* [Directions for this task] Among the entries below, copy only the span from the line containing "Reproduce this chart" through the line containing "const font = 'Liberation". Do so exactly, and skip the pictures.

>>>>

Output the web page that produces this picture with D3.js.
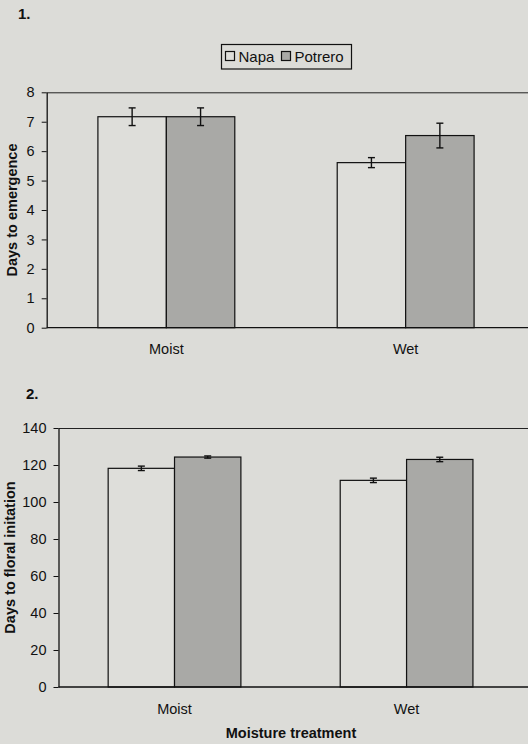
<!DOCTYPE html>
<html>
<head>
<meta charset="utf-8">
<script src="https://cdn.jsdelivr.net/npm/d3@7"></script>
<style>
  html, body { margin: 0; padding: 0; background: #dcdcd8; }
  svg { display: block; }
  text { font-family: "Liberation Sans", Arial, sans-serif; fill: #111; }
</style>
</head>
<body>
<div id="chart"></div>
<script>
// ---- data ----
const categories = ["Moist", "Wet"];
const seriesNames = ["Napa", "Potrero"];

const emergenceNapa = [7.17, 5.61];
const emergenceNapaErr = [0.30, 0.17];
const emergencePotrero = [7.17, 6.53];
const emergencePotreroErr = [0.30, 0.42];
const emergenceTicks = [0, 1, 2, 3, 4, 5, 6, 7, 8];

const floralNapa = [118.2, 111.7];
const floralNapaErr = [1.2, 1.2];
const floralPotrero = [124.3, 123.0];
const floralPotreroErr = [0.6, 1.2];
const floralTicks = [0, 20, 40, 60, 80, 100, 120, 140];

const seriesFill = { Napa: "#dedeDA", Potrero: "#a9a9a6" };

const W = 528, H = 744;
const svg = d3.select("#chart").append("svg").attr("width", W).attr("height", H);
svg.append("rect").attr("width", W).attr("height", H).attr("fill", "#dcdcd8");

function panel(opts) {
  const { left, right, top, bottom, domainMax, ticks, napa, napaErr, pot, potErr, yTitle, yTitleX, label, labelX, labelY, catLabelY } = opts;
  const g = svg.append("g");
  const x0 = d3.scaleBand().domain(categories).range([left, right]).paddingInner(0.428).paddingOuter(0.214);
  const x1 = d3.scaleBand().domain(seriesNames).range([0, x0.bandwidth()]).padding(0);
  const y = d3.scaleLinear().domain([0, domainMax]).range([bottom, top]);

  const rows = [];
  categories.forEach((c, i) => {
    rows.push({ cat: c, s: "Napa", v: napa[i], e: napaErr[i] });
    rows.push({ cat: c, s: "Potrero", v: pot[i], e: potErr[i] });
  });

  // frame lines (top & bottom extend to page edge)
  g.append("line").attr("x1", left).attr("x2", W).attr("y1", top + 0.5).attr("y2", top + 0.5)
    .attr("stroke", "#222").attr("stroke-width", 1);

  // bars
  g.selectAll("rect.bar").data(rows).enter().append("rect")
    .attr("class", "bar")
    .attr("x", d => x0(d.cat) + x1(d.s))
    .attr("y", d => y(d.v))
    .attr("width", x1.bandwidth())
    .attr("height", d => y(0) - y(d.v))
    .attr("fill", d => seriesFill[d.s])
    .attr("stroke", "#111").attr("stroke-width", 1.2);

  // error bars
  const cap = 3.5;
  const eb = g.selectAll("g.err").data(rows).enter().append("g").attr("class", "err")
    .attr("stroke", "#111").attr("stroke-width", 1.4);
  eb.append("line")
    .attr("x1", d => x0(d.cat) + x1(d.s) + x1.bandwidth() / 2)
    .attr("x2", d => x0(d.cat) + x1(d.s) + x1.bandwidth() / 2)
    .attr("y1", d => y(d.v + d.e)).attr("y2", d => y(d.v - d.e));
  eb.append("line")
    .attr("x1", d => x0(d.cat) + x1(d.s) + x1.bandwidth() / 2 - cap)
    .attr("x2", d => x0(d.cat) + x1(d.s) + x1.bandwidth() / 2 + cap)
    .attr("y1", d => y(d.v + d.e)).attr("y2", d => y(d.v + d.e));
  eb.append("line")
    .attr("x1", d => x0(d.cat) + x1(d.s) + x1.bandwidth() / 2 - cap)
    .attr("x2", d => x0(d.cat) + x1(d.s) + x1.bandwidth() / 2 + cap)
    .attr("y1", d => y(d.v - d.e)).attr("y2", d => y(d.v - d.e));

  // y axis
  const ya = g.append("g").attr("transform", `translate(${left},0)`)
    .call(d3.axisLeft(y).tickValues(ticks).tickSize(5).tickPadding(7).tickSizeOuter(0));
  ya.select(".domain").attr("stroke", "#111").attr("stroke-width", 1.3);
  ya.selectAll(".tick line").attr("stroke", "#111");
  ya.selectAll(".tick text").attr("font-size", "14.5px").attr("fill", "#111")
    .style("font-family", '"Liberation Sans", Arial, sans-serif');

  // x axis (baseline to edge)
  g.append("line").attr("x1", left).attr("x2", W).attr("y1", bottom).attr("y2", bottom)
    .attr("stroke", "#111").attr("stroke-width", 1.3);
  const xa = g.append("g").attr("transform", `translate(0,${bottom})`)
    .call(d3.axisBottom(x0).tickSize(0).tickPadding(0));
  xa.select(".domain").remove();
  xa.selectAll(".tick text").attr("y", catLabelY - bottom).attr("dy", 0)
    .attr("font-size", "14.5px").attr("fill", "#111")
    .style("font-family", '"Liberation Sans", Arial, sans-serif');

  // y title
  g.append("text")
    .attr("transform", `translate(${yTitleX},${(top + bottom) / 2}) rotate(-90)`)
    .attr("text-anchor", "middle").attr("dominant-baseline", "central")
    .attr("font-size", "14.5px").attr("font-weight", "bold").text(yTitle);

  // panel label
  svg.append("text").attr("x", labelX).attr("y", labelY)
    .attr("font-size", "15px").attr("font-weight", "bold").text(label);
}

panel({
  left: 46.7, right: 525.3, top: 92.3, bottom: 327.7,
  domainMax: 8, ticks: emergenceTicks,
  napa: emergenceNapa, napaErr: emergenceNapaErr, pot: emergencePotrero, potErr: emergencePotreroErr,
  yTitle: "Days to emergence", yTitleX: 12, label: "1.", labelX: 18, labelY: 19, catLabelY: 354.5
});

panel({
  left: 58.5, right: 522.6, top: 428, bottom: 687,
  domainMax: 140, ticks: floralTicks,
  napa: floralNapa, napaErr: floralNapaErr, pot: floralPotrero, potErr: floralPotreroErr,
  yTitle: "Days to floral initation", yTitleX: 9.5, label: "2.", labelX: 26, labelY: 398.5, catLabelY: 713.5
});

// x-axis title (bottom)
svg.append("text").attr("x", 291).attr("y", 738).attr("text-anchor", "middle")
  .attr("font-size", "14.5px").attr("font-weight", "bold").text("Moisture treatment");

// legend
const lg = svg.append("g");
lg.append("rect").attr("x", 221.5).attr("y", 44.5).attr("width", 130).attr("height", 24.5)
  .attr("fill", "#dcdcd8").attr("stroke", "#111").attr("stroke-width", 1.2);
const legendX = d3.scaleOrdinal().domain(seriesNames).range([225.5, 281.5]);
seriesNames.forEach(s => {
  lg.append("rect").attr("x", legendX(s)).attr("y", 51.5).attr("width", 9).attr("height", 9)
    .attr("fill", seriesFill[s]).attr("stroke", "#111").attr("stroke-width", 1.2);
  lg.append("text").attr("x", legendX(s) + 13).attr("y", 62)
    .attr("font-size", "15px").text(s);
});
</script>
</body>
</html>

<<<<
>>>>

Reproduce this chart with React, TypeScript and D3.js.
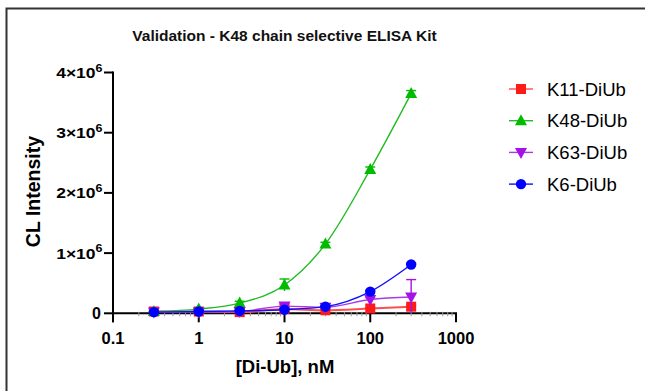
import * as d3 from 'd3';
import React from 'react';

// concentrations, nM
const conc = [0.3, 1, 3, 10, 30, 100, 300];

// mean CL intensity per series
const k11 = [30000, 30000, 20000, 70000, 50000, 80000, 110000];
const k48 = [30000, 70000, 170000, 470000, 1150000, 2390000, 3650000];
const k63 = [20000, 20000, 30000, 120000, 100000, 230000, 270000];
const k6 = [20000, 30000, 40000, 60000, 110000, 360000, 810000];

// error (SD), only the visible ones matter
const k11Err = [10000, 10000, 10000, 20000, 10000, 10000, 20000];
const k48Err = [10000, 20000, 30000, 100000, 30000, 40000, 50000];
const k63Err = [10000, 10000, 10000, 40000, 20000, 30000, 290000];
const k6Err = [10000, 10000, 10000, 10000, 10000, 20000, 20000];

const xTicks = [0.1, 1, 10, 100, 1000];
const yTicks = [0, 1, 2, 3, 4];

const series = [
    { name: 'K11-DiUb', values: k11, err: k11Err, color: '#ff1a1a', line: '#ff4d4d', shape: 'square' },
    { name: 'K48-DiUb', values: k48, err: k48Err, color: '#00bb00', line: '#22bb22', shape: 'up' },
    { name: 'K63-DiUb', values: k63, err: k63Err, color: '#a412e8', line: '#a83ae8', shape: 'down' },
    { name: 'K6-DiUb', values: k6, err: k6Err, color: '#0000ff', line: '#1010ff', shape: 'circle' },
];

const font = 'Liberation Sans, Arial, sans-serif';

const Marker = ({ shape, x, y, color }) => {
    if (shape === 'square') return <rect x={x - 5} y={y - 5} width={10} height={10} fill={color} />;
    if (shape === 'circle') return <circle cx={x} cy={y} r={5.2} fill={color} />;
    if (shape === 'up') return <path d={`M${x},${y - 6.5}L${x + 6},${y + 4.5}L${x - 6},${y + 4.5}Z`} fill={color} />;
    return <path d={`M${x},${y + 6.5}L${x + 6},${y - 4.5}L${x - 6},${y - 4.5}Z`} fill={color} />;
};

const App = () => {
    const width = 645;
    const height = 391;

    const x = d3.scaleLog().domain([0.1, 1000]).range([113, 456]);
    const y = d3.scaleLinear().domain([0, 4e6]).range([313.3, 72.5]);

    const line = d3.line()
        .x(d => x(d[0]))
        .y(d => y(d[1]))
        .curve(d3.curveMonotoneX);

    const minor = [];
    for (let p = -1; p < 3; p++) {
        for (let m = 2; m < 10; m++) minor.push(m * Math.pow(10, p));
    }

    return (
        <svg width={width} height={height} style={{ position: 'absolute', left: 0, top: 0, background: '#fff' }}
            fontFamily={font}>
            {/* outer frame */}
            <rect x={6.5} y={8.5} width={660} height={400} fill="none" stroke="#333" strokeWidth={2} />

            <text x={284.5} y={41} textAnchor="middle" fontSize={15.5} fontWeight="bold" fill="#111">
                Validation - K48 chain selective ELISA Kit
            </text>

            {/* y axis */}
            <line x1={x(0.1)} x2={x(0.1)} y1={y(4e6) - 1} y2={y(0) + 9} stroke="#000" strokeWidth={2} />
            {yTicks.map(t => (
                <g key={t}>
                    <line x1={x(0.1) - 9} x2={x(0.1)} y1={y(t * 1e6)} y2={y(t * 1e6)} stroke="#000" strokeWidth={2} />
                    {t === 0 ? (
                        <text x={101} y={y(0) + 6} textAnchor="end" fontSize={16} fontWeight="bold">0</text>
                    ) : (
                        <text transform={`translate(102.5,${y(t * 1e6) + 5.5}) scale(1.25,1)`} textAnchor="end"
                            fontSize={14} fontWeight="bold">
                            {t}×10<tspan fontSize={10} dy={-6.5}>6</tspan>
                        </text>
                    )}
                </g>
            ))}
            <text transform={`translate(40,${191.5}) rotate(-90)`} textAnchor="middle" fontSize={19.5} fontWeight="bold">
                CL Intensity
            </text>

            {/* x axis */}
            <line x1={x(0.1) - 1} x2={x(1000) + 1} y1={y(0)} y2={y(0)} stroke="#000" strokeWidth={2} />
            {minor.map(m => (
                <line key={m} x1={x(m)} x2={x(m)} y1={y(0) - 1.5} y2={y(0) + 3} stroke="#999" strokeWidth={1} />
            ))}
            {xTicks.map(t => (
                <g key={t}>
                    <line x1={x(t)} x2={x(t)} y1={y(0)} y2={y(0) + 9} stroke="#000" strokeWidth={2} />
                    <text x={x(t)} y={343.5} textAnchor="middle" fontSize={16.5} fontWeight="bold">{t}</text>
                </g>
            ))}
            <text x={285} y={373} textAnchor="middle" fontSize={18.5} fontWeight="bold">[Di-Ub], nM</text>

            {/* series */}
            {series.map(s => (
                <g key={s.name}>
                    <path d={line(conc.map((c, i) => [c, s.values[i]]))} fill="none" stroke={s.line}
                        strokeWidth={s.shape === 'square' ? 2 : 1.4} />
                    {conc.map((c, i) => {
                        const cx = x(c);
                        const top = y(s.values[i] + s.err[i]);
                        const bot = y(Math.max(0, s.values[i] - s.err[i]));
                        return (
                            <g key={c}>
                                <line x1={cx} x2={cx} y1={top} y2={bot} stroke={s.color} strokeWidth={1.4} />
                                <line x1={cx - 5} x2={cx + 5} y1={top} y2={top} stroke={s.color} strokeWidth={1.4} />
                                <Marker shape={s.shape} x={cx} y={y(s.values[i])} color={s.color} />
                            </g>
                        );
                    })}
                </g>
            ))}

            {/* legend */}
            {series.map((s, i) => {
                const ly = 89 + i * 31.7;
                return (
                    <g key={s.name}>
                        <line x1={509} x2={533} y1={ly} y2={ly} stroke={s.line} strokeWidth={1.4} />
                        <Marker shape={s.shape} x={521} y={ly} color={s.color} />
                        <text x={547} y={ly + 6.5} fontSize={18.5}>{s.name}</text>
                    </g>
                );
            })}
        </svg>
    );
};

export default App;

<<<<

* [Final result]
Reproduce this chart with React, TypeScript and D3.js.
import * as d3 from 'd3';
import React from 'react';

// concentrations, nM
const conc = [0.3, 1, 3, 10, 30, 100, 300];

// mean CL intensity per series
const k11 = [30000, 30000, 20000, 70000, 50000, 80000, 110000];
const k48 = [30000, 70000, 170000, 470000, 1150000, 2390000, 3650000];
const k63 = [20000, 20000, 30000, 120000, 100000, 230000, 270000];
const k6 = [20000, 30000, 40000, 60000, 110000, 360000, 810000];

// error (SD), only the visible ones matter
const k11Err = [10000, 10000, 10000, 20000, 10000, 10000, 20000];
const k48Err = [10000, 20000, 30000, 100000, 30000, 40000, 50000];
const k63Err = [10000, 10000, 10000, 40000, 20000, 30000, 290000];
const k6Err = [10000, 10000, 10000, 10000, 10000, 20000, 20000];

const xTicks = [0.1, 1, 10, 100, 1000];
const yTicks = [0, 1, 2, 3, 4];

const series = [
    { name: 'K11-DiUb', values: k11, err: k11Err, color: '#ff1a1a', line: '#ff4d4d', shape: 'square' },
    { name: 'K48-DiUb', values: k48, err: k48Err, color: '#00bb00', line: '#22bb22', shape: 'up' },
    { name: 'K63-DiUb', values: k63, err: k63Err, color: '#a412e8', line: '#a83ae8', shape: 'down' },
    { name: 'K6-DiUb', values: k6, err: k6Err, color: '#0000ff', line: '#1010ff', shape: 'circle' },
];

const font = 'Liberation Sans, Arial, sans-serif';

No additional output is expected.